From the documentation I understand that what they are saying is that the parameter sequence_length in the rnn method affects the performance because when set, it will perform dynamic computation and it will stop before.
For example, if the rnn largest input sequence has a length of 50, if the other sequences are shorter it will be better to set the sequence_length for each sequence, so that the computation for each sequence will stop when the sequence ends and won't compute the padding zeros until reaching 50 timesteps. However, if sequence_length is not provided, it will consider each sequence to have the same length, so it will treat the zeros used for padding as normal items in the sequence.
This does not mean that dynamic_rnn is less performant, the documentation says that the parameter sequence_length will not affect the performance because the computation is already dynamic.
Also according to this post about RNNs in Tensorflow:
Internally, tf.nn.rnn creates an unrolled graph for a fixed RNN length. That means, if you call tf.nn.rnn with inputs having 200 time steps you are creating a static graph with 200 RNN steps. First, graph creation is slow. Second, you’re unable to pass in longer sequences (> 200) than you’ve originally specified.

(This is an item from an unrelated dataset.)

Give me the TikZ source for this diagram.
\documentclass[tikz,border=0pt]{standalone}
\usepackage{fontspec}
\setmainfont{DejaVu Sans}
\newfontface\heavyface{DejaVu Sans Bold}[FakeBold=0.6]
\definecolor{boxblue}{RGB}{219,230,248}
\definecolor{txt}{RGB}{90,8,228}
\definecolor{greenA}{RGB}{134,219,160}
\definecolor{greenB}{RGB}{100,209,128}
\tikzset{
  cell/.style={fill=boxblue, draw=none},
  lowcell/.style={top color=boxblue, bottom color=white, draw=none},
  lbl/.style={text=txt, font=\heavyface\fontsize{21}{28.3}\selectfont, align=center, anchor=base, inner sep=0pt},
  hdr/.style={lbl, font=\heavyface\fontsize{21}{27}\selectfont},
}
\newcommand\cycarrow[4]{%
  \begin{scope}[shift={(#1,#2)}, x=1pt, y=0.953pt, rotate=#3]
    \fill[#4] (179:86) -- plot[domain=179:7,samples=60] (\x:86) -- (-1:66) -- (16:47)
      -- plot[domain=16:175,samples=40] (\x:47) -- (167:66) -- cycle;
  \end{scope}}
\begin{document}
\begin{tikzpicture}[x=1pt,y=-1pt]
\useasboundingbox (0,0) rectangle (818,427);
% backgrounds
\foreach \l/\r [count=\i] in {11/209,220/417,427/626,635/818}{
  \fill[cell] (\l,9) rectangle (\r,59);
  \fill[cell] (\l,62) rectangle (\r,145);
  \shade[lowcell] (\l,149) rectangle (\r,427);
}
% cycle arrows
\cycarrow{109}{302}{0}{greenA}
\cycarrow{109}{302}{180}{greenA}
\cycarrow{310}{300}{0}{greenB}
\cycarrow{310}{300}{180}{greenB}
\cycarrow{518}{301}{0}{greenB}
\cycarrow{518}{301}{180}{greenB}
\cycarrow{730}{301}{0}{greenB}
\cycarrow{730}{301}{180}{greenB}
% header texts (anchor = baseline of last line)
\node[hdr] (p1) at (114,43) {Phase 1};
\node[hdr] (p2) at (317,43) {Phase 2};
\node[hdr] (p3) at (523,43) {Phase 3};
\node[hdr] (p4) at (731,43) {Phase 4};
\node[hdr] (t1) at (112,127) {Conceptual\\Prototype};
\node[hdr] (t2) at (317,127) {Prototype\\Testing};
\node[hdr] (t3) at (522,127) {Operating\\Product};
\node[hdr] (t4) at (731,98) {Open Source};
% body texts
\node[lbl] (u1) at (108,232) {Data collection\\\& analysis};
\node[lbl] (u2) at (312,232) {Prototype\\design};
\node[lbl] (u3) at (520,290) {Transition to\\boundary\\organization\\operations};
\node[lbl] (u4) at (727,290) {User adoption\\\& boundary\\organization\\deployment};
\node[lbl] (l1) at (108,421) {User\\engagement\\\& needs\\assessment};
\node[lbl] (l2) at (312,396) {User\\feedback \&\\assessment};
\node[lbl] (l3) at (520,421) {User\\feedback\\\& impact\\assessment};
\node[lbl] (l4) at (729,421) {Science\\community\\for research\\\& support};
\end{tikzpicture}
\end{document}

tf.nn.dynamic_rnn solves this. It uses a tf.While loop to dynamically construct the graph when it is executed. That means graph creation is faster and you can feed batches of variable size. What about performance? You may think the static rnn is faster than its dynamic counterpart because it pre-builds the graph. In my experience that’s not the case.
In short, just use tf.nn.dynamic_rnn. There is no benefit to tf.nn.rnn and I wouldn’t be surprised if it was deprecated in the future.
dynamic_rnn is even faster (or equal) so he suggests to use dynamic_rnn anyway.